- First appearance: "Longshot"
- Last appearance: "Cause and Effect"
- Portrayed by: Aya Sumika

In-universe information
- Gender: Female
- Occupation: FBI Special Agent

= Liz Warner =

Liz Warner is a fictional character in the CBS crime drama Numb3rs, played by Aya Sumika. A former girlfriend of FBI Special Agent Don Eppes, she has since become a part of Don's team.
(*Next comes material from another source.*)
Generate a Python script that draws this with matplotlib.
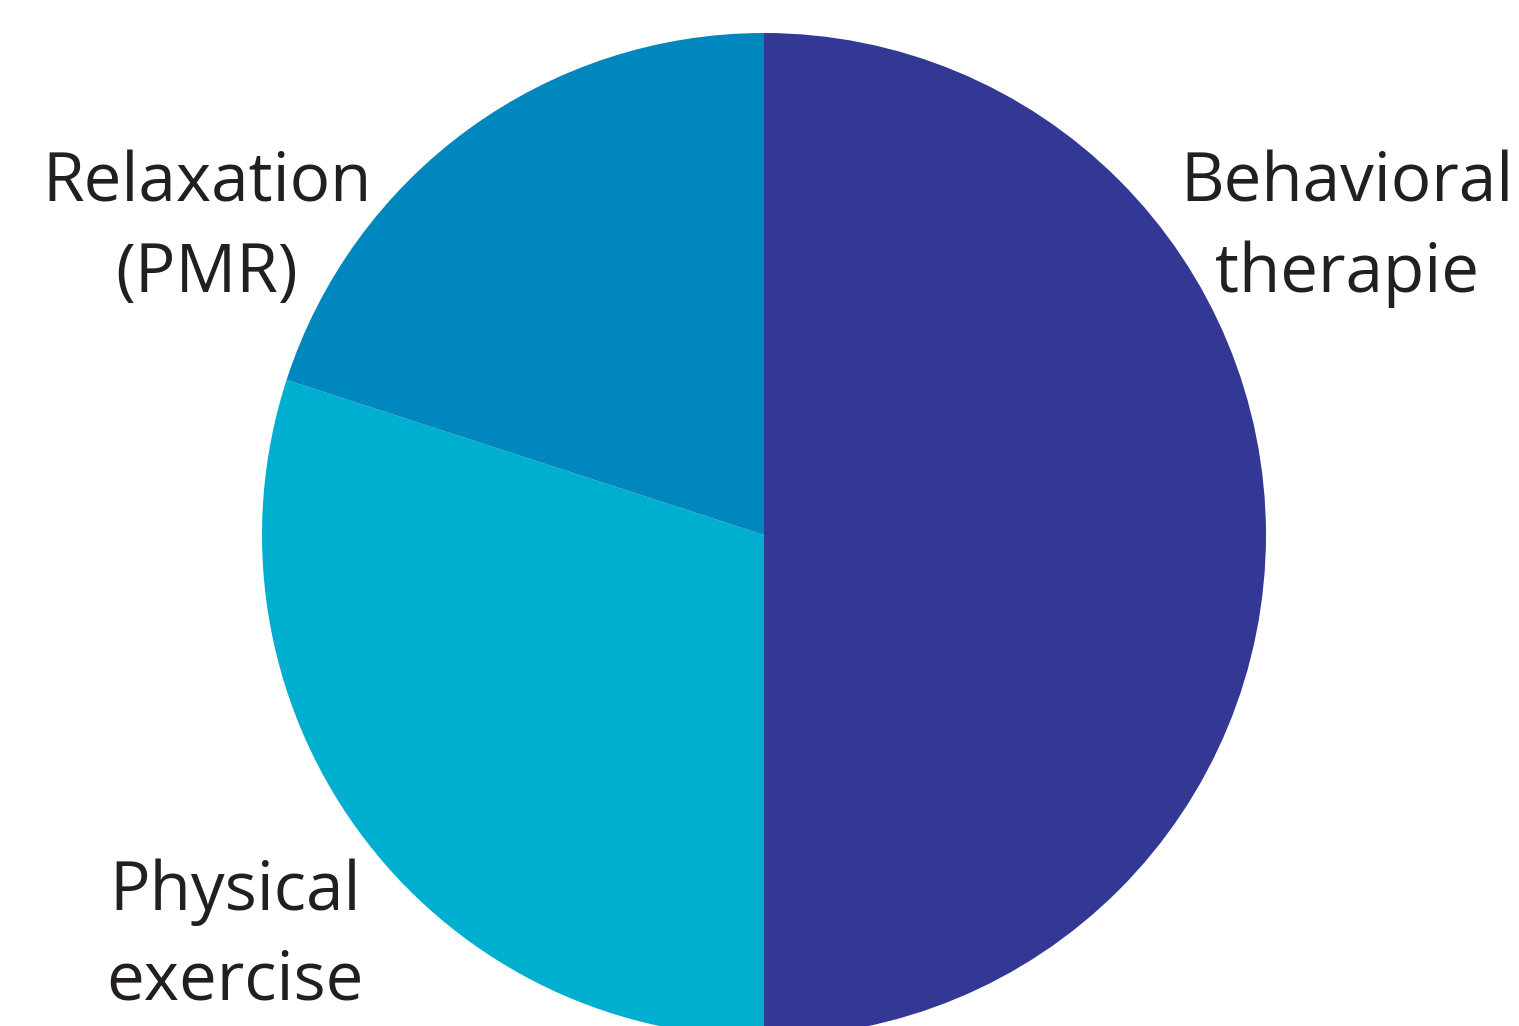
import matplotlib
matplotlib.use("Agg")
import matplotlib.pyplot as plt

categories = ["Behavioral\ntherapie", "Physical\nexercise", "Relaxation\n(PMR)"]
shares = [50, 30, 20]
colors = ["#333894", "#00AFCF", "#0087BD"]

W, H = 1519, 1026
fig = plt.figure(figsize=(W / 100, H / 100), dpi=100)
fig.patch.set_facecolor("white")

cx, cy, r = 764, 535, 502
ax = fig.add_axes([(cx - r) / W, (H - cy - r) / H, 2 * r / W, 2 * r / H])
ax.pie(shares, colors=colors, startangle=90, counterclock=False,
       wedgeprops=dict(linewidth=0))
ax.set_xlim(-1, 1)
ax.set_ylim(-1, 1)
ax.set_aspect("equal")
ax.axis("off")

# label positions (pixel centers x, first-line baseline y)
label_pos = [(1347, 202), (235, 910), (207, 202)]
line_gap = 90
for lab, (x, y) in zip(categories, label_pos):
    for i, line in enumerate(lab.split("\n")):
        fig.text(x / W, 1 - (y + i * line_gap) / H, line, ha="center", va="baseline",
                 fontsize=48.5, family="Open Sans", color="#231F20")

fig.savefig("out.png", dpi=100)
==Evolution over the series==
Liz is a special agent at the FBI Organized Crime Division and the former love interest of Don Eppes. They met when Don was her tactical training instructor at the FBI Academy in Quantico, Virginia. According to Don, she was very wild while in Quantico.
In the episode "In Security", it appeared as though Don and Liz broke up due to Don's trust issues. Liz and Don ended their relationship in the episode "Tabu". Liz later told Don that their relationship had run its course and he had stuck with it until it was over. Liz has since returned to the series as a regular cast member.

==Characterization==
Liz is a tough woman who wants to achieve or exceed the men's standards.

==Creation==
Since series regular Diane Farr was pregnant and expected to be on maternity leave, the producers and writers wanted to maintain a feminine perspective on the FBI team. They also wanted to explore some of Don's commitment issues. They decided to create Liz Warner to satisfy both desires. To prepare for her role, Sumika spent time at a firing range. Sumika was already familiar with shooting a gun before her role on Numb3rs; she used one in her first TV series several years before. For season five, Sumika was added as a regular cast member.